● **OBJECTIVE**
Leave out the images; return the rest of the data exactly.

● **SUPPLIED DATA**
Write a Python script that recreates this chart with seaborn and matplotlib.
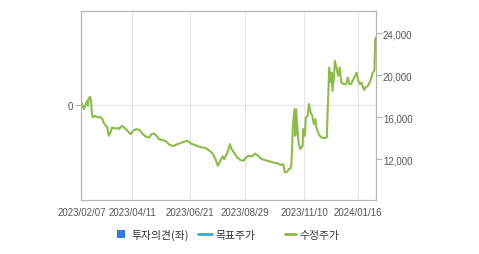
import matplotlib
matplotlib.use("Agg")
import matplotlib.pyplot as plt
import matplotlib.dates as mdates
from matplotlib.patches import Rectangle
from matplotlib.lines import Line2D
import seaborn as sns
import pandas as pd

sns.set_style("white")
plt.rcParams["font.family"] = ["Liberation Sans", "Noto Sans CJK KR", "DejaVu Sans"]

# ---- data ----
dates = [
    "2023-02-07", "2023-02-10", "2023-02-12", "2023-02-14", "2023-02-15", "2023-02-16",
    "2023-02-18", "2023-02-19", "2023-02-20", "2023-02-21", "2023-02-24", "2023-02-27",
    "2023-03-02", "2023-03-05", "2023-03-07", "2023-03-11", "2023-03-13", "2023-03-15",
    "2023-03-17", "2023-03-20", "2023-03-25", "2023-03-26", "2023-03-29", "2023-04-01",
    "2023-04-05", "2023-04-09", "2023-04-12", "2023-04-16", "2023-04-20", "2023-04-24",
    "2023-04-28", "2023-05-02", "2023-05-05", "2023-05-08", "2023-05-11", "2023-05-14",
    "2023-05-19", "2023-05-23", "2023-05-27", "2023-06-01", "2023-06-06", "2023-06-10",
    "2023-06-14", "2023-06-18", "2023-06-21", "2023-06-24", "2023-06-28", "2023-07-02",
    "2023-07-06", "2023-07-10", "2023-07-14", "2023-07-17", "2023-07-20", "2023-07-23",
    "2023-07-26", "2023-07-29", "2023-08-01", "2023-08-03", "2023-08-05", "2023-08-07",
    "2023-08-10", "2023-08-12", "2023-08-15", "2023-08-19", "2023-08-23", "2023-08-27",
    "2023-08-29", "2023-09-02", "2023-09-06", "2023-09-10", "2023-09-14", "2023-09-17",
    "2023-09-21", "2023-09-28", "2023-10-02", "2023-10-08", "2023-10-12", "2023-10-15",
    "2023-10-17", "2023-10-20", "2023-10-22", "2023-10-24", "2023-10-25", "2023-10-26",
    "2023-10-27", "2023-10-29", "2023-10-30", "2023-10-31", "2023-11-01", "2023-11-03",
    "2023-11-05", "2023-11-08", "2023-11-09", "2023-11-11", "2023-11-12", "2023-11-14",
    "2023-11-16", "2023-11-18", "2023-11-20", "2023-11-22", "2023-11-24", "2023-11-25",
    "2023-11-28", "2023-12-01", "2023-12-05", "2023-12-08", "2023-12-09", "2023-12-10",
    "2023-12-11", "2023-12-13", "2023-12-14", "2023-12-15", "2023-12-17", "2023-12-18",
    "2023-12-20", "2023-12-22", "2023-12-24", "2023-12-26", "2023-12-29", "2024-01-01",
    "2024-01-03", "2024-01-05", "2024-01-07", "2024-01-10", "2024-01-14", "2024-01-16",
    "2024-01-18", "2024-01-20", "2024-01-23", "2024-01-25", "2024-01-28", "2024-01-31",
    "2024-02-03", "2024-02-05", "2024-02-06", "2024-02-07",
]
adj_price = [
    17400, 16760, 17170, 17550, 17080, 17800,
    17930, 17500, 16350, 15970, 16120, 15970,
    16030, 15810, 15400, 15020, 14220, 14540,
    15020, 14920, 14950, 14860, 15170, 15020,
    14700, 14380, 14700, 14860, 14760, 14380,
    14130, 14060, 14380, 14440, 14220, 13900,
    13810, 13690, 13360, 13240, 13430, 13520,
    13650, 13740, 13590, 13430, 13330, 13200,
    13110, 13080, 12890, 12700, 12480, 12000,
    11360, 11840, 12250, 12000, 12320, 12630,
    13430, 12950, 12630, 12160, 11900, 11840,
    12060, 12320, 12250, 12510, 12320, 12060,
    11930, 11780, 11680, 11590, 11430, 11520,
    10730, 10790, 11050, 11110, 11360, 12950,
    15170, 16760, 14220, 16760, 15490, 13590,
    12950, 13270, 14860, 14220, 15970, 16060,
    17240, 16440, 16120, 15330, 15810, 15020,
    14380, 14060, 14000, 14060, 16440, 18350,
    20730, 19300, 20250, 18500, 19930, 21360,
    20730, 19930, 20730, 19300, 19140, 19140,
    19780, 19140, 19140, 19620, 20250, 19460,
    19140, 19300, 18600, 18830, 18980, 19460,
    20250, 20410, 23430, 23600,
]
tick_dates = ["2023-02-07", "2023-04-11", "2023-06-21", "2023-08-29", "2023-11-10", "2024-01-16"]
tick_labels = ["2023/02/07", "2023/04/11", "2023/06/21", "2023/08/29", "2023/11/10", "2024/01/16"]
price_ticks = [12000, 16000, 20000, 24000]
price_tick_labels = ["12,000", "16,000", "20,000", "24,000"]
legend_labels = ["투자의견(좌)", "목표주가", "수정주가"]

df = pd.DataFrame({"date": pd.to_datetime(dates), "price": adj_price})

GREEN = "#8cbc48"
GRID = "#e6e6e6"
SPINE = "#b4b4b4"
TXT = "#555555"

fig = plt.figure(figsize=(4.79, 2.55), dpi=100)
ax = fig.add_axes([0.170, 0.213, 0.615, 0.739])
ax2 = ax.twinx()

sns.lineplot(data=df, x="date", y="price", ax=ax2, color=GREEN, linewidth=1.5)

ax.set_xlim(pd.Timestamp("2023-02-07"), pd.Timestamp("2024-02-07"))
ax2.set_xlim(pd.Timestamp("2023-02-07"), pd.Timestamp("2024-02-07"))
ax.set_ylim(-1, 1)
ax.set_yticks([0])
ax.set_yticklabels(["0"])
ax2.set_ylim(8124, 26100)
ax2.set_yticks(price_ticks)
ax2.set_yticklabels(price_tick_labels)

ax.set_xticks(pd.to_datetime(tick_dates))
ax.set_xticklabels(tick_labels)
ax.grid(True, color=GRID, linewidth=0.8)
ax2.grid(False)
ax.set_axisbelow(True)

ax.set_xlabel("")
ax.set_ylabel("")
ax2.set_xlabel("")
ax2.set_ylabel("")

for a in (ax, ax2):
    for s in a.spines.values():
        s.set_color(SPINE)
        s.set_linewidth(0.8)

ax.tick_params(axis="x", length=0, pad=5, labelsize=7, labelcolor=TXT)
ax.tick_params(axis="y", length=4, width=0.8, color=SPINE, pad=2, labelsize=7, labelcolor=TXT)
ax2.tick_params(axis="y", length=4, width=0.8, color=SPINE, pad=1, labelsize=7, labelcolor=TXT)

# legend
W, H = 479.0, 255.0
def fx(px):
    return px / W
def fy(py):
    return 1 - py / H

fig.add_artist(Rectangle((fx(117), fy(239)), 8 / W, 8 / H, transform=fig.transFigure,
                         facecolor="#2b7fdf", edgecolor="none"))
fig.text(fx(131), fy(235.5), legend_labels[0], fontsize=7.8, color="#333333",
         va="center", ha="left", family=["Noto Sans CJK KR", "DejaVu Sans"])
fig.add_artist(Line2D([fx(198), fx(212)], [fy(234.5), fy(234.5)], transform=fig.transFigure,
                      color="#30b0c8", linewidth=2))
fig.text(fx(215), fy(235.5), legend_labels[1], fontsize=7.8, color="#333333",
         va="center", ha="left", family=["Noto Sans CJK KR", "DejaVu Sans"])
fig.add_artist(Line2D([fx(285), fx(296)], [fy(234.5), fy(234.5)], transform=fig.transFigure,
                      color=GREEN, linewidth=2))
fig.text(fx(299), fy(235.5), legend_labels[2], fontsize=7.8, color="#333333",
         va="center", ha="left", family=["Noto Sans CJK KR", "DejaVu Sans"])

fig.savefig("out.png", dpi=100)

● **FINAL RESULT**
Write a Python script that recreates this chart with seaborn and matplotlib.
import matplotlib
matplotlib.use("Agg")
import matplotlib.pyplot as plt
import matplotlib.dates as mdates
from matplotlib.patches import Rectangle
from matplotlib.lines import Line2D
import seaborn as sns
import pandas as pd

sns.set_style("white")
plt.rcParams["font.family"] = ["Liberation Sans", "Noto Sans CJK KR", "DejaVu Sans"]

# ---- data ----
dates = [
    "2023-02-07", "2023-02-10", "2023-02-12", "2023-02-14", "2023-02-15", "2023-02-16",
    "2023-02-18", "2023-02-19", "2023-02-20", "2023-02-21", "2023-02-24", "2023-02-27",
    "2023-03-02", "2023-03-05", "2023-03-07", "2023-03-11", "2023-03-13", "2023-03-15",
    "2023-03-17", "2023-03-20", "2023-03-25", "2023-03-26", "2023-03-29", "2023-04-01",
    "2023-04-05", "2023-04-09", "2023-04-12", "2023-04-16", "2023-04-20", "2023-04-24",
    "2023-04-28", "2023-05-02", "2023-05-05", "2023-05-08", "2023-05-11", "2023-05-14",
    "2023-05-19", "2023-05-23", "2023-05-27", "2023-06-01", "2023-06-06", "2023-06-10",
    "2023-06-14", "2023-06-18", "2023-06-21", "2023-06-24", "2023-06-28", "2023-07-02",
    "2023-07-06", "2023-07-10", "2023-07-14", "2023-07-17", "2023-07-20", "2023-07-23",
    "2023-07-26", "2023-07-29", "2023-08-01", "2023-08-03", "2023-08-05", "2023-08-07",
    "2023-08-10", "2023-08-12", "2023-08-15", "2023-08-19", "2023-08-23", "2023-08-27",
    "2023-08-29", "2023-09-02", "2023-09-06", "2023-09-10", "2023-09-14", "2023-09-17",
    "2023-09-21", "2023-09-28", "2023-10-02", "2023-10-08", "2023-10-12", "2023-10-15",
    "2023-10-17", "2023-10-20", "2023-10-22", "2023-10-24", "2023-10-25", "2023-10-26",
    "2023-10-27", "2023-10-29", "2023-10-30", "2023-10-31", "2023-11-01", "2023-11-03",
    "2023-11-05", "2023-11-08", "2023-11-09", "2023-11-11", "2023-11-12", "2023-11-14",
    "2023-11-16", "2023-11-18", "2023-11-20", "2023-11-22", "2023-11-24", "2023-11-25",
    "2023-11-28", "2023-12-01", "2023-12-05", "2023-12-08", "2023-12-09", "2023-12-10",
    "2023-12-11", "2023-12-13", "2023-12-14", "2023-12-15", "2023-12-17", "2023-12-18",
    "2023-12-20", "2023-12-22", "2023-12-24", "2023-12-26", "2023-12-29", "2024-01-01",
    "2024-01-03", "2024-01-05", "2024-01-07", "2024-01-10", "2024-01-14", "2024-01-16",
    "2024-01-18", "2024-01-20", "2024-01-23", "2024-01-25", "2024-01-28", "2024-01-31",
    "2024-02-03", "2024-02-05", "2024-02-06", "2024-02-07",
]
adj_price = [
    17400, 16760, 17170, 17550, 17080, 17800,
    17930, 17500, 16350, 15970, 16120, 15970,
    16030, 15810, 15400, 15020, 14220, 14540,
    15020, 14920, 14950, 14860, 15170, 15020,
    14700, 14380, 14700, 14860, 14760, 14380,
    14130, 14060, 14380, 14440, 14220, 13900,
    13810, 13690, 13360, 13240, 13430, 13520,
    13650, 13740, 13590, 13430, 13330, 13200,
    13110, 13080, 12890, 12700, 12480, 12000,
    11360, 11840, 12250, 12000, 12320, 12630,
    13430, 12950, 12630, 12160, 11900, 11840,
    12060, 12320, 12250, 12510, 12320, 12060,
    11930, 11780, 11680, 11590, 11430, 11520,
    10730, 10790, 11050, 11110, 11360, 12950,
    15170, 16760, 14220, 16760, 15490, 13590,
    12950, 13270, 14860, 14220, 15970, 16060,
    17240, 16440, 16120, 15330, 15810, 15020,
    14380, 14060, 14000, 14060, 16440, 18350,
    20730, 19300, 20250, 18500, 19930, 21360,
    20730, 19930, 20730, 19300, 19140, 19140,
    19780, 19140, 19140, 19620, 20250, 19460,
    19140, 19300, 18600, 18830, 18980, 19460,
    20250, 20410, 23430, 23600,
]
tick_dates = ["2023-02-07", "2023-04-11", "2023-06-21", "2023-08-29", "2023-11-10", "2024-01-16"]
tick_labels = ["2023/02/07", "2023/04/11", "2023/06/21", "2023/08/29", "2023/11/10", "2024/01/16"]
price_ticks = [12000, 16000, 20000, 24000]
price_tick_labels = ["12,000", "16,000", "20,000", "24,000"]
legend_labels = ["투자의견(좌)", "목표주가", "수정주가"]

df = pd.DataFrame({"date": pd.to_datetime(dates), "price": adj_price})

GREEN = "#8cbc48"
GRID = "#e6e6e6"
SPINE = "#b4b4b4"
TXT = "#555555"

fig = plt.figure(figsize=(4.79, 2.55), dpi=100)
ax = fig.add_axes([0.170, 0.213, 0.615, 0.739])
ax2 = ax.twinx()

sns.lineplot(data=df, x="date", y="price", ax=ax2, color=GREEN, linewidth=1.5)

ax.set_xlim(pd.Timestamp("2023-02-07"), pd.Timestamp("2024-02-07"))
ax2.set_xlim(pd.Timestamp("2023-02-07"), pd.Timestamp("2024-02-07"))
ax.set_ylim(-1, 1)
ax.set_yticks([0])
ax.set_yticklabels(["0"])
ax2.set_ylim(8124, 26100)
ax2.set_yticks(price_ticks)
ax2.set_yticklabels(price_tick_labels)

ax.set_xticks(pd.to_datetime(tick_dates))
ax.set_xticklabels(tick_labels)
ax.grid(True, color=GRID, linewidth=0.8)
ax2.grid(False)
ax.set_axisbelow(True)

ax.set_xlabel("")
ax.set_ylabel("")
ax2.set_xlabel("")
ax2.set_ylabel("")

for a in (ax, ax2):
    for s in a.spines.values():
        s.set_color(SPINE)
        s.set_linewidth(0.8)

ax.tick_params(axis="x", length=0, pad=5, labelsize=7, labelcolor=TXT)
ax.tick_params(axis="y", length=4, width=0.8, color=SPINE, pad=2, labelsize=7, labelcolor=TXT)
ax2.tick_params(axis="y", length=4, width=0.8, color=SPINE, pad=1, labelsize=7, labelcolor=TXT)

# legend
W, H = 479.0, 255.0
def fx(px):
    return px / W
def fy(py):
    return 1 - py / H

fig.add_artist(Rectangle((fx(117), fy(239)), 8 / W, 8 / H, transform=fig.transFigure,
                         facecolor="#2b7fdf", edgecolor="none"))
fig.text(fx(131), fy(235.5), legend_labels[0], fontsize=7.8, color="#333333",
         va="center", ha="left", family=["Noto Sans CJK KR", "DejaVu Sans"])
fig.add_artist(Line2D([fx(198), fx(212)], [fy(234.5), fy(234.5)], transform=fig.transFigure,
                      color="#30b0c8", linewidth=2))
fig.text(fx(215), fy(235.5), legend_labels[1], fontsize=7.8, color="#333333",
         va="center", ha="left", family=["Noto Sans CJK KR", "DejaVu Sans"])
fig.add_artist(Line2D([fx(285), fx(296)], [fy(234.5), fy(234.5)], transform=fig.transFigure,
                      color=GREEN, linewidth=2))
fig.text(fx(299), fy(235.5), legend_labels[2], fontsize=7.8, color="#333333",
         va="center", ha="left", family=["Noto Sans CJK KR", "DejaVu Sans"])

fig.savefig("out.png", dpi=100)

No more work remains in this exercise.